Mungkin tulisan ini akan menjadi paragraf pertama bagi tulisan-tulisan saya selanjutnya setelah ini. Mungkin suatu saat tulisan ini menjadi sangat memoriable bagi saya, dan keluarga yang saya bina.
20 Oktober 2019 kemarin, saya melangsungkan pernikahan dengan seseorang yang belum genap setahun saya kenal. Entah dari mana keyakinan itu datang, tapi saya yakin betul, bahwa dia orang yang sudah takdir peruntukkan bagi saya.
Singkat cerita, kamipun memutuskan untuk menikah. Bahagia melingkupi kami, keluarga kami, dan kerabat-kerabat dekat kami.
Ya, kegalauan saya mengenai seorang pasangan kini berakhir. Satu persatu tentang segala masa lalu saya lepaskan. Sakit hati, ketidak relaan, dan segala yang membebani soal hati dimasalalu. Saya lepaskan.
Terlepas segala hal yang merepotkan tentang pernikahan. Banyak sekali masalah terjadi sebelum pernikahan. Undangan yang bermasalah. Lokasi pernikahan. Vendor dekorasi, dll. Tapi saya belajar untuk merelakan semuanya, meski ada satu atau dua kecewa terselip dihati.
Karena suasana pada saat itu sangatlah hangat. Rasanya terbayar kekecewaan itu.
Yang pada awalnya ada keluarga saya yang sedang perang dingin. Mencair di momen pernikahan saya. Begitu juga keluarga suami saya yang menambahkan kehangatan. Mereka sangat baik, terbuka, dan menerima atas apa saja yang keluarga saya suguhkan. Menambah kehangatan yang ada.
Alhamdulillah wa syukurillah.
Terimakasih ya Tuhan.
Pada pagi itu, saya melangkah menemuinya dimeja akad.

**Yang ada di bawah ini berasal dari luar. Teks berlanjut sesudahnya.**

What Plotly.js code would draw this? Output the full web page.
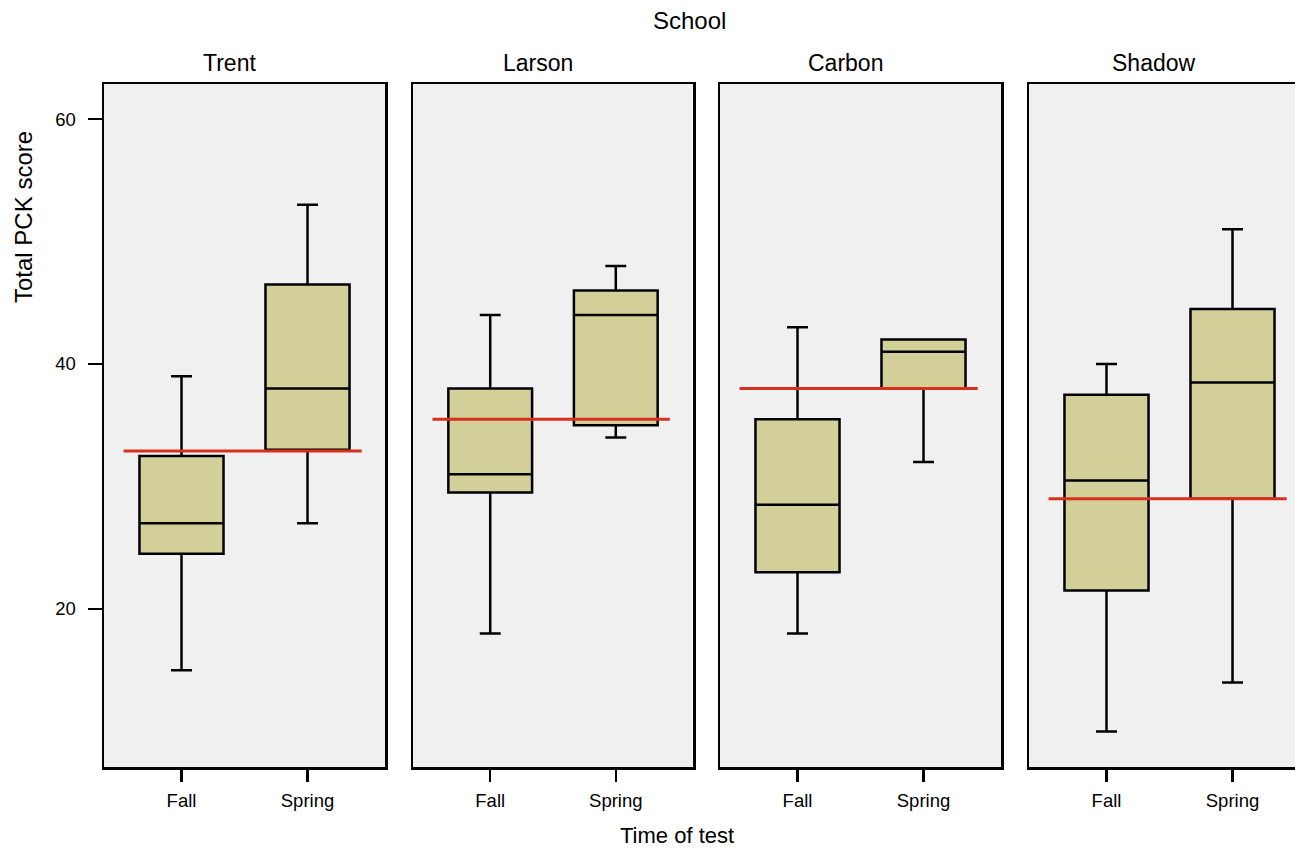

Senyumnya sumringah, wajahnya cerah sekali. Hari itu, dia terlihat begitu indah. Sebelum akad dimulai. Saya membacakan suatu ikrar, saya seharusnya menangis kala itu. Tapi, sepertinya hati saya penuh keadaan euforia. Sehingga dengan sukses saya dapat menahan air mata. Padahal sebenarnya... (Akan ada bagian saya menceritakan kesedihan yang saya rasakan diawal pernikahan)

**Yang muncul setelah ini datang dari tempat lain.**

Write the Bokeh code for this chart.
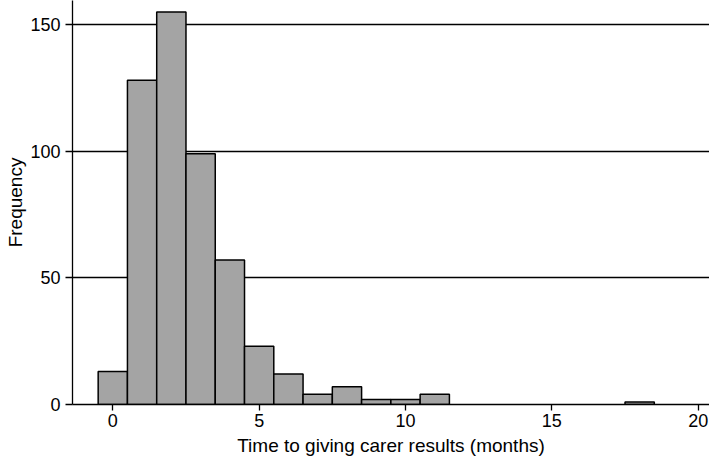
from bokeh.plotting import figure
from bokeh.models import Range1d, FixedTicker
from bokeh.embed import file_html
from bokeh.resources import INLINE

# Histogram data (bin centres in months, counts)
bin_centers = [0, 1, 2, 3, 4, 5, 6, 7, 8, 9, 10, 11, 18]
frequencies = [13, 128, 155, 99, 57, 23, 12, 4, 7, 2, 2, 4, 1]
bin_width = 1.0
x_ticks = [0, 5, 10, 15, 20]
y_ticks = [0, 50, 100, 150]
grid_ticks = [50, 100, 150]
x_title = "Time to giving carer results (months)"
y_title = "Frequency"

FONT = "Liberation Sans"

p = figure(width=709, height=459, output_backend="svg", toolbar_location=None,
           x_range=Range1d(-1.377, 20.386), y_range=Range1d(0, 159.5),
           min_border_left=72, min_border_right=0, min_border_top=0,
           min_border_bottom=55)

lefts = [c - bin_width / 2 for c in bin_centers]
rights = [c + bin_width / 2 for c in bin_centers]
p.quad(left=lefts, right=rights, bottom=0, top=frequencies,
       fill_color="#a4a4a4", line_color="black", line_width=1.5)

p.outline_line_color = None
p.background_fill_color = "white"
p.border_fill_color = "white"

p.xgrid.visible = False
p.ygrid.ticker = FixedTicker(ticks=grid_ticks)
p.ygrid.grid_line_color = "black"
p.ygrid.grid_line_width = 1.3
p.ygrid.grid_line_alpha = 1.0

for ax in (p.xaxis, p.yaxis):
    ax.axis_line_color = "black"
    ax.axis_line_width = 1.3
    ax.major_tick_line_color = "black"
    ax.major_tick_line_width = 1.3
    ax.minor_tick_line_color = None
    ax.major_tick_in = 0
    ax.major_label_text_font = FONT
    ax.major_label_text_font_size = "18px"
    ax.major_label_text_color = "black"
    ax.axis_label_text_font = FONT
    ax.axis_label_text_font_size = "19px"
    ax.axis_label_text_font_style = "normal"
    ax.axis_label_text_color = "black"

p.xaxis.ticker = FixedTicker(ticks=x_ticks)
p.yaxis.ticker = FixedTicker(ticks=y_ticks)
p.xaxis.major_tick_out = 6
p.yaxis.major_tick_out = 7
p.xaxis.major_label_standoff = 3
p.yaxis.major_label_standoff = 5
p.xaxis.axis_label = x_title
p.yaxis.axis_label = y_title
p.xaxis.axis_label_standoff = 5
p.yaxis.axis_label_standoff = 1

open("out.html", "w").write(file_html(p, INLINE))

Andri, yang saat itu masih calon suamiku, terlihat begitu tenang dari luar. Meski saya tau, dia pasti sangat deg-degan. Saya, dinikahkah langsung oleh bapak kandung saya. Semua berjalan dengan sangat cepat. Andri, kini sah menjadi suami saya. Dia ucapkan akad dalam satu kali nafas. Dengan begitu tenang, dan lantang.

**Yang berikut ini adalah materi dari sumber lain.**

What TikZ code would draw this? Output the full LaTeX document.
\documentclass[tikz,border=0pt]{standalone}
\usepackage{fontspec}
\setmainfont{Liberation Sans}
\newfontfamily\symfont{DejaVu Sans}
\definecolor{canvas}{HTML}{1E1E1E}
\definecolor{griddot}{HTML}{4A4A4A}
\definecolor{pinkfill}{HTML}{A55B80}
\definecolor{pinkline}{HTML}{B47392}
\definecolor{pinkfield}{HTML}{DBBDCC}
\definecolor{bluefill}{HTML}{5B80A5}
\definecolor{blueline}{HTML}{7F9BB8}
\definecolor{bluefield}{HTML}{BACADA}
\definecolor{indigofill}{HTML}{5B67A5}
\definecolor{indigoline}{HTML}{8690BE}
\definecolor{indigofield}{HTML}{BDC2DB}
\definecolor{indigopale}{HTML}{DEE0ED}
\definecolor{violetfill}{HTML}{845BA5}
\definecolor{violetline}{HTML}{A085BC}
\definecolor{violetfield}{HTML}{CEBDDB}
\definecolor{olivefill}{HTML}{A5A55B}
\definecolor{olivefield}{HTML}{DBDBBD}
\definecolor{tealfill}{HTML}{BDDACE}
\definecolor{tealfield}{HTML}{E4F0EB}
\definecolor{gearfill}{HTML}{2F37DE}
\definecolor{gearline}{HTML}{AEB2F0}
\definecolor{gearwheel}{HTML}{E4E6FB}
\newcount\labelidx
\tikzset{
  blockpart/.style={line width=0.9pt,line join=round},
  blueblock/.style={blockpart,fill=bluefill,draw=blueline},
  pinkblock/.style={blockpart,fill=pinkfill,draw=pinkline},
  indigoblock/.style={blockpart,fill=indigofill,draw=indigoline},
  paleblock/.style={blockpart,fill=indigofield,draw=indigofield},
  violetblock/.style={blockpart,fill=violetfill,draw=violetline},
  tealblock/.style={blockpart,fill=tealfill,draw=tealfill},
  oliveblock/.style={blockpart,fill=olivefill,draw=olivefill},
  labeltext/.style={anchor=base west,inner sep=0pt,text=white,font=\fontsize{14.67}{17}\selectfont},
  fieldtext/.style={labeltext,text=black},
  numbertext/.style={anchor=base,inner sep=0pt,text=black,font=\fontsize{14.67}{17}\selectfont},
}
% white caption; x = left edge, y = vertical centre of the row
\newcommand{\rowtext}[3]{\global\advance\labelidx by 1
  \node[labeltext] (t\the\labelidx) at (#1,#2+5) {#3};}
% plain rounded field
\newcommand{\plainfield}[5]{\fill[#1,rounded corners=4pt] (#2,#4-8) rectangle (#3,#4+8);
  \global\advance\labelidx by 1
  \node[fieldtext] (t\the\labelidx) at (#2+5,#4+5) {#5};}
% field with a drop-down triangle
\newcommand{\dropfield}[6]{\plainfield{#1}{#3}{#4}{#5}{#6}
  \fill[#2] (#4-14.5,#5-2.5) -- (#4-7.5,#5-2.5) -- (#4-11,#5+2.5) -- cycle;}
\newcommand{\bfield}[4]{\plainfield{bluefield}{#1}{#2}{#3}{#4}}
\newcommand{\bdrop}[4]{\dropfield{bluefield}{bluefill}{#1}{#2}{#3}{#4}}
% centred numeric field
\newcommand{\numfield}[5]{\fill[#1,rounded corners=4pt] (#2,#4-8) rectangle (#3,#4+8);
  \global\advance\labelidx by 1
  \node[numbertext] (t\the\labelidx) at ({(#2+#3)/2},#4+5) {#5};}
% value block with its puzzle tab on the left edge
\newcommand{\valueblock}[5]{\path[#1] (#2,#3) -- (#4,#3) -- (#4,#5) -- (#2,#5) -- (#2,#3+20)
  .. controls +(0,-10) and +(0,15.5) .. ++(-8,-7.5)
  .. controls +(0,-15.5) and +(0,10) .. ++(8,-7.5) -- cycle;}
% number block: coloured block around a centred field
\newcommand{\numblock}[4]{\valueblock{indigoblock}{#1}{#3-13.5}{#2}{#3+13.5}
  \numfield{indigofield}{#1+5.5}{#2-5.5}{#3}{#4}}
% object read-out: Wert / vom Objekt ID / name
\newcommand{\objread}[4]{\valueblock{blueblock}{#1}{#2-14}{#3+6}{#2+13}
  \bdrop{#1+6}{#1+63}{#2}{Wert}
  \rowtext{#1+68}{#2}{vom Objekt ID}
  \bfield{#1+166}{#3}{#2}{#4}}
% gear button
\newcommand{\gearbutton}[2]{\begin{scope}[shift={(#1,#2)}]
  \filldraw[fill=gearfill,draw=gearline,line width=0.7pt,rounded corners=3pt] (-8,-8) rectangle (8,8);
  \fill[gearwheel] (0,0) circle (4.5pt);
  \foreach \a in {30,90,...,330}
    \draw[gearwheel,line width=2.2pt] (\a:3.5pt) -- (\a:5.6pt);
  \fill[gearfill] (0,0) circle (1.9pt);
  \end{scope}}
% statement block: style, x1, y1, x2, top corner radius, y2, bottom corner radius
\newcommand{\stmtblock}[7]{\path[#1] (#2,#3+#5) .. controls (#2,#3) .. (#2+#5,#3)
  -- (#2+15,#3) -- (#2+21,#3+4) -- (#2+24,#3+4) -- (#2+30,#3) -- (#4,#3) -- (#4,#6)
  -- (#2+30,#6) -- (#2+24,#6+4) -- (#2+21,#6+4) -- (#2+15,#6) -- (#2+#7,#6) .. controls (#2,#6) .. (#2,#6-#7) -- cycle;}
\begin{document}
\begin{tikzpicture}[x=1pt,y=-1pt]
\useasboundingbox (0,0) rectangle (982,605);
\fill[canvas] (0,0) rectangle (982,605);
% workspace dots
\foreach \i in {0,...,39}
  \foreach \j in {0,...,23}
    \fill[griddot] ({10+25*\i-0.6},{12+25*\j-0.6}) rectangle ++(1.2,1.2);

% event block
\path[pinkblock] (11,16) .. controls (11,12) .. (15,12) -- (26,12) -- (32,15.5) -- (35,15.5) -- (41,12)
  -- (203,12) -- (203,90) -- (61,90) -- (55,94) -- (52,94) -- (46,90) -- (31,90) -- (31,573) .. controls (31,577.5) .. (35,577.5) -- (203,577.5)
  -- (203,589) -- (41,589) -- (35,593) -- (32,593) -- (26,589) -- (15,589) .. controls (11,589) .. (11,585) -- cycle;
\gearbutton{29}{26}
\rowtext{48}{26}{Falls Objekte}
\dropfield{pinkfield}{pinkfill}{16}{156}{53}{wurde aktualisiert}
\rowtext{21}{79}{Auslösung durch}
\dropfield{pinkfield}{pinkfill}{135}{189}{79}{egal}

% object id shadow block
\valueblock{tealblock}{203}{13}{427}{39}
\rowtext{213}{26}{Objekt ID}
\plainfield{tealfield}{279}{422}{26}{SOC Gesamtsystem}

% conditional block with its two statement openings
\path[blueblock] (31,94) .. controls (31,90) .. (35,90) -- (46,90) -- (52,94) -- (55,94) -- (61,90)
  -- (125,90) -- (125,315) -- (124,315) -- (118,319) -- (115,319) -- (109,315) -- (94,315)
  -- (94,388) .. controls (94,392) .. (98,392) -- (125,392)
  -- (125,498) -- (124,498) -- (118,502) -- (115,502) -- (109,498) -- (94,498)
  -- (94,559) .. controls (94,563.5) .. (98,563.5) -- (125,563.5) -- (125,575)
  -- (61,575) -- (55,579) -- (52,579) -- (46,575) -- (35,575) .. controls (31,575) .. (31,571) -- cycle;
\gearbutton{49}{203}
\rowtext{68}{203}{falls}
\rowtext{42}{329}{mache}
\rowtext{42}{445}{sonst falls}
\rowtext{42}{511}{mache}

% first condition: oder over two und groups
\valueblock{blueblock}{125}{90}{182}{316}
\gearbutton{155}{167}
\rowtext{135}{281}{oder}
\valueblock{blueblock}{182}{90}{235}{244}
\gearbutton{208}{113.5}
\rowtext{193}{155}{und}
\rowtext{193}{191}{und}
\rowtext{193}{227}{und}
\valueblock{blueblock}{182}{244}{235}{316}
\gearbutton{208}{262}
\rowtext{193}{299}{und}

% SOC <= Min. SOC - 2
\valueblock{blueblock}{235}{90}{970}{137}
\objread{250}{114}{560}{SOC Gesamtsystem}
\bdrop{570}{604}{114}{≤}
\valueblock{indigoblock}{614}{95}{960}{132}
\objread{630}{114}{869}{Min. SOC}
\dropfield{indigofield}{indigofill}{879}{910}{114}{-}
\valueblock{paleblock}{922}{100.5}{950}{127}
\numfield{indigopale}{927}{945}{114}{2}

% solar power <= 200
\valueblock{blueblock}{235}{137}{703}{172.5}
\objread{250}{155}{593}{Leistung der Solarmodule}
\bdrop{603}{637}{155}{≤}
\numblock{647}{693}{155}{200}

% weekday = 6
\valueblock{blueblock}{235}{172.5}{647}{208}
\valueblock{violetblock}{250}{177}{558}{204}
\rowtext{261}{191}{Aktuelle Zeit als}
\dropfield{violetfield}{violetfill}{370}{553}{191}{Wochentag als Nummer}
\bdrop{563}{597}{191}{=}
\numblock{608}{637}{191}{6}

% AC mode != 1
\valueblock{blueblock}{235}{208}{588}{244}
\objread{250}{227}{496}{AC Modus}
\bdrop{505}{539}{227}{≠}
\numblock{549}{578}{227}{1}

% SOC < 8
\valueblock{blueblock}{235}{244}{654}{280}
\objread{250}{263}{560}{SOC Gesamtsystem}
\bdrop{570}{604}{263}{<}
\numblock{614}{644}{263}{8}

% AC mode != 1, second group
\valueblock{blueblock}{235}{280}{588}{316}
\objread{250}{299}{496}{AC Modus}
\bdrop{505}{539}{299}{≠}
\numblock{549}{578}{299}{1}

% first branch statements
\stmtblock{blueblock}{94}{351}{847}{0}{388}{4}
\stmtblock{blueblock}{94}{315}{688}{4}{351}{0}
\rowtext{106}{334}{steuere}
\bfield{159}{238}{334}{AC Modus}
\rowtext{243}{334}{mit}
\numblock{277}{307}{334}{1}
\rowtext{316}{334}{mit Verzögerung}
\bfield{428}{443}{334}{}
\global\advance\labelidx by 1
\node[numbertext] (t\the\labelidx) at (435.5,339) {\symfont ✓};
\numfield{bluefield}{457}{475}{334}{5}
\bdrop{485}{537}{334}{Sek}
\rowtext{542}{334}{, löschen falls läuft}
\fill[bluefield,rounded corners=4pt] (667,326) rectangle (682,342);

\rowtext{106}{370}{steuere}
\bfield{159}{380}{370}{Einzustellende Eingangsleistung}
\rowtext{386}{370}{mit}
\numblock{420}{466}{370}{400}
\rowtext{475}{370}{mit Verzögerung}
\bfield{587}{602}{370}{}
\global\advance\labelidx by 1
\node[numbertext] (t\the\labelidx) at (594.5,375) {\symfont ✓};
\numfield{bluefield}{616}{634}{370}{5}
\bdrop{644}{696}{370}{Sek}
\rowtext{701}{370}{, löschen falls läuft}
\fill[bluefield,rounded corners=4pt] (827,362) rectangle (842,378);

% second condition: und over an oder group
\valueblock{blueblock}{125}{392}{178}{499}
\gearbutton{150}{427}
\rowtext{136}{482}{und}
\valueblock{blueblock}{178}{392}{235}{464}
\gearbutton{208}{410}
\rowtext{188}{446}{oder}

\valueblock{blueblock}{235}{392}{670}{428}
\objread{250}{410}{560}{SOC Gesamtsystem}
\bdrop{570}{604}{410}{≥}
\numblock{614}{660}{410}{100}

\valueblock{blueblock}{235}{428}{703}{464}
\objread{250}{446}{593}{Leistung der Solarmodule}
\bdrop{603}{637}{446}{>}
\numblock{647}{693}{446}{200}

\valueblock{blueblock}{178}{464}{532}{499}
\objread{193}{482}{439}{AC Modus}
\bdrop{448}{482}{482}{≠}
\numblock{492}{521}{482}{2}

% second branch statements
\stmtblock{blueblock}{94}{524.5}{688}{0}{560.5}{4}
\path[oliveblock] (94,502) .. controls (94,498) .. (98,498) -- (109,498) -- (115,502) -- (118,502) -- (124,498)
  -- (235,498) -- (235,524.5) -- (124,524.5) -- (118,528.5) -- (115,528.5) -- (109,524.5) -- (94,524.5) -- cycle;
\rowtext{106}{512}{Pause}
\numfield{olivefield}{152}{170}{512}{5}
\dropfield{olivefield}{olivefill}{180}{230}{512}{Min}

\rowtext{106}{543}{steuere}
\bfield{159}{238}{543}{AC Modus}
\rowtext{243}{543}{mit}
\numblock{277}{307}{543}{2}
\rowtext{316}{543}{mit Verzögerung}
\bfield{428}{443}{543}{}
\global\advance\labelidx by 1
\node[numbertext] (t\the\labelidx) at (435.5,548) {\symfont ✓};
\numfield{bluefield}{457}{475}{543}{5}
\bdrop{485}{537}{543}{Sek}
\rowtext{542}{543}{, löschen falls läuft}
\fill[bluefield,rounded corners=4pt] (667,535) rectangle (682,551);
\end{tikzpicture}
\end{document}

"Alhamdulillah hirobbil'alamiin"
Kemudian terdengar setelah kata 'Sah!' Terucap dari kedua Saksi Nikah kami.
Saya, sangat bahagia pada hari itu.
Masih mengira bahwa hari itu adalah mimpi. Laki-laki yang belum genap setahun saya kenal. Mantap ingin menikahi saya dan dia selalu meyakinkan saya bahwa dia bisa menjadi suami yang baik dan bertanggung jawab untuk saya.
Saya tidak pernah menemukan laki-laki yang cocok sebelumnya. Jatuh bangun dalam menyukai lain jenis kerap saya rasakan sebagaimana perempuan normal lainnya. Menjemput jodoh tidak bisa pula saya hindarkan. Berkenalan dengan a, b, c, d laki-laki, tidak semudah itu ternyata menemukan yang terbaik.
Namun, ketika kamu sudah ada diwaktunya. Semua seperti tidak memerlukan usaha yang berat. Saya tidak perlu mengemis untuk meminta diyakinkan. Karena saya yakin padanya dan dia selalu meyakinkan saya tanpa saya pinta.
Segala kemudahan menuju pernikahan mengiringi jalan kami. Keluarga yang baik. Penerimaan yang baik. Dan segala yang terbaik melingkupi.
Saya yakin, segala yang terbaik sesungguhnya sedang bekerja dan menghampiri kita, semuanya hanya soal waktu.
Percayalah kawan, pernikahan adalah perjalanan yang sakral, berdoalah untuk segala kebaikan dengan segala hati yang lapang.
Sesungguhnya, tidak ada doa perihal kebaikan yang tidak ada manfaat.
Semoga, untuk kamu yang masih menunggu jodoh impian. Segera disegerakan oleh Tuhan.
Semua akan berjalan dengan spontan dan tiada terduga. Kamu tidak perlu buru-buru. Atau pula tidak perlu menunda-nunda.
Sekali lagi, berdoalah untuk segala kebaikan, dengan hati yang lapang.